Posted Apr 17, 2026 - 12:16 PDT

Resolved

The issue impacting CA and US2 (Canada and United States 2) environments has been resolved.

Users should now be able to access and view duty schedules in the Spare Operations platform as expected.

Thank you for your patience while we worked to restore service.
Posted Apr 16, 2026 - 13:56 PDT

Monitoring

A rollback has been implemented for the CA and US2 (Canada and United States 2) environments, and system performance has improved.

Users should now be able to load and view duty schedules as expected.

Our team is continuing to monitor the situation closely to ensure stability.
Posted Apr 16, 2026 - 13:46 PDT

Update

We are continuing to investigate the performance degradation impacting CA and US2 (Canada and United States 2) environments.

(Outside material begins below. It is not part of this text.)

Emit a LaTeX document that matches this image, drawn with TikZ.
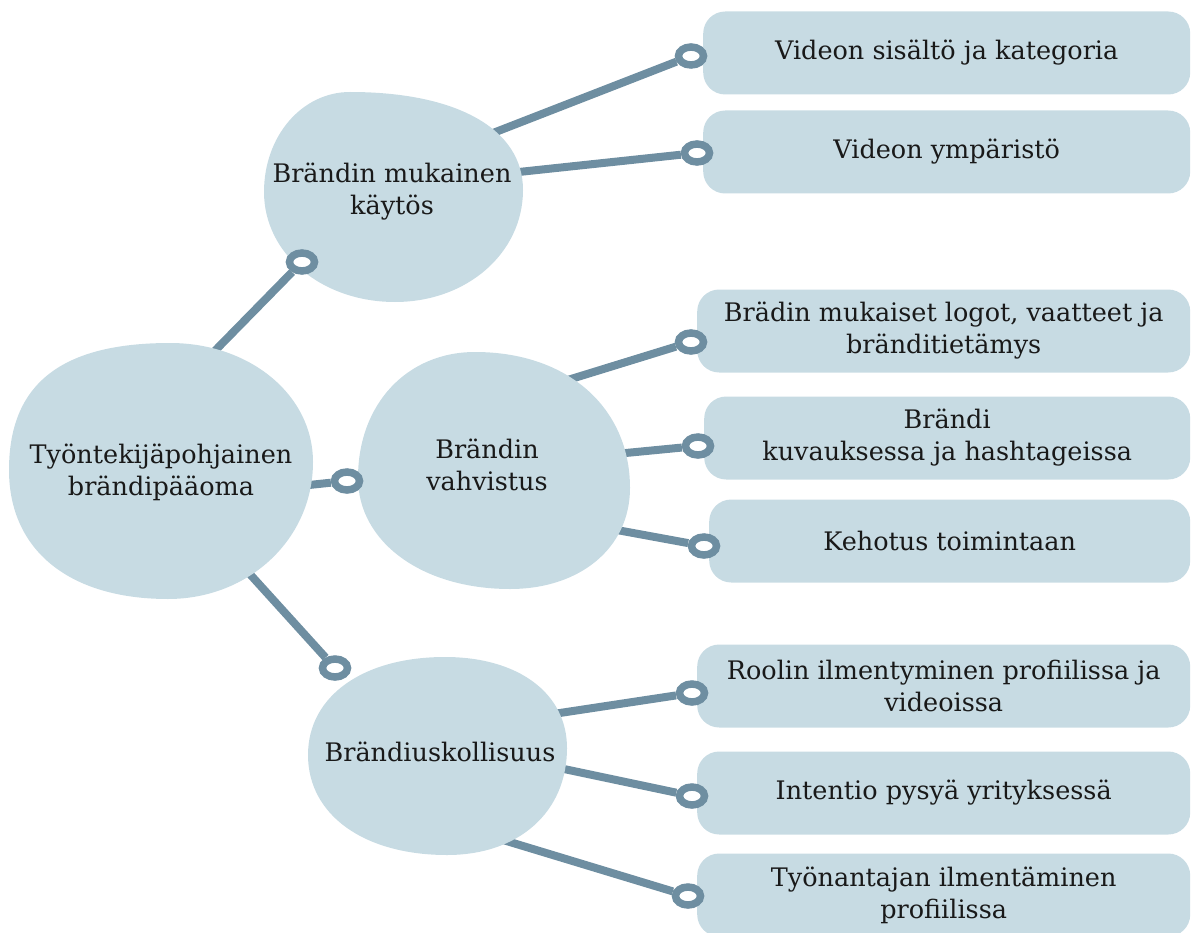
\documentclass[tikz,border=0pt]{standalone}
\usepackage{fontspec}
\setmainfont{DejaVu Serif}
\usetikzlibrary{shapes.geometric}
\definecolor{blobfill}{HTML}{C7DBE3}
\definecolor{linkcol}{HTML}{6E8EA1}
\pgfdeclarelayer{back}
\pgfsetlayers{back,main}

\begin{document}
\begin{tikzpicture}[x=1pt,y=-1pt,
    blob/.style={fill=blobfill},
    txt/.style={align=center,text=black!90,font=\fontsize{25.5}{32}\selectfont},
    leaf/.style={txt,fill=blobfill,rounded corners=22pt,anchor=west,minimum height=83pt,inner sep=0pt},
    ring/.style={ellipse,draw=linkcol,line width=7.5pt,fill=white,minimum width=25pt,minimum height=18pt,inner sep=0pt},
    link/.style={draw=linkcol,line width=8pt}]
                \useasboundingbox (0,0) rectangle (1193,933);
                % blobs
                \fill[blob] (170,343) .. controls +(80,0) and +(0,-67) .. (313,462)
                    .. controls +(0,77) and +(81,0) .. (168,599)
                    .. controls +(-99,0) and +(0,80) .. (9,470)
                    .. controls +(0,-86) and +(-109,0) .. (170,343) -- cycle;
                \fill[blob] (350,92) .. controls +(107,0) and +(0,-61) .. (523,190)
                    .. controls +(0,63) and +(72,0) .. (395,302)
                    .. controls +(-73,0) and +(0,62) .. (264,192)
                    .. controls +(0,-56) and +(-48,0) .. (350,92) -- cycle;
                \fill[blob] (475,352) .. controls +(93,0) and +(0,-80) .. (630,488)
                    .. controls +(0,60) and +(70,0) .. (510,589)
                    .. controls +(-88,0) and +(0,64) .. (358,478)
                    .. controls +(0,-74) and +(-68,0) .. (475,352) -- cycle;
                \fill[blob] (445,657) .. controls +(73,0) and +(0,-55) .. (567,748)
                    .. controls +(0,64) and +(72,0) .. (447,855)
                    .. controls +(-83,0) and +(0,60) .. (308,755)
                    .. controls +(0,-59) and +(-82,0) .. (445,657) -- cycle;
                \node[txt] (equity) at (161,472) {Työntekijäpohjainen\\brändipääoma};
                \node[txt] (use) at (392,192) {Brändin mukainen\\käytös};
                \node[txt] (confirm) at (487,465) {Brändin\\vahvistus};
                \node[txt] (loyal) at (440,752) {Brändiuskollisuus};
                % leaves
                \node[leaf,minimum width=487pt] (v1) at (703,53) {Videon sisältö ja kategoria};
                \node[leaf,minimum width=487pt] (v2) at (703,152) {Videon ympäristö};
                \node[leaf,minimum width=493pt] (v3) at (697,331) {Brädin mukaiset logot, vaatteet ja\\bränditietämys};
                \node[leaf,minimum width=486pt] (v4) at (704,438) {Brändi\\kuvauksessa ja hashtageissa};
                \node[leaf,minimum width=481pt] (v5) at (709,541) {Kehotus toimintaan};
                \node[leaf,minimum width=493pt] (v6) at (697,686) {Roolin ilmentyminen profiilissa ja\\videoissa};
                \node[leaf,minimum width=493pt] (v7) at (697,793) {Intentio pysyä yrityksessä};
                \node[leaf,minimum width=493pt] (v8) at (697,895) {Työnantajan ilmentäminen\\profiilissa};
                % rings
                \node[ring] (r1) at (302,262) {};
                \node[ring] (r2) at (347,481) {};
                \node[ring] (r3) at (335,668) {};
                \node[ring] (r4) at (691,56) {};
                \node[ring] (r5) at (697,153) {};
                \node[ring] (r6) at (691,342) {};
                \node[ring] (r7) at (698,446) {};
                \node[ring] (r8) at (704,546) {};
                \node[ring] (r9) at (692,693) {};
                \node[ring] (r10) at (692,796) {};
                \node[ring] (r11) at (688,896) {};
                % links
                \begin{pgfonlayer}{back}
                \coordinate (s1) at (200,366);
                \coordinate (s2) at (290,487);
                \coordinate (s3) at (238,561);
                \coordinate (s4) at (475,140);
                \coordinate (s5) at (500,174);
                \coordinate (s6) at (545,387);
                \coordinate (s7) at (605,455);
                \coordinate (s8) at (595,526);
                \coordinate (s9) at (540,716);
                \coordinate (s10) at (545,765);
                \coordinate (s11) at (490,836);
                \foreach \i in {1,...,11}
                    \draw[link] (s\i) -- (r\i);
                \end{pgfonlayer}
            \end{tikzpicture}
\end{document}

At this time, some users may still experience issues loading the Duty Schedule page or viewing duty details, which may impact real-time operations.

Our engineering team is actively working to identify the root cause and restore full functionality as quickly as possible.

We’ll share further updates as soon as more information is available.
Posted Apr 16, 2026 - 13:32 PDT

Investigating

We are currently experiencing a performance degradation impacting CA and US2 (Canada and United States 2) environments.

Users may be unable to view or load duty schedules within the Spare Operations Demand Response Admin Platform.

Our team is actively investigating the issue and will provide updates as more information becomes available.
Posted Apr 16, 2026 - 13:17 PDT
This incident affected: Administrator Portal ([Canada], [United States 2]).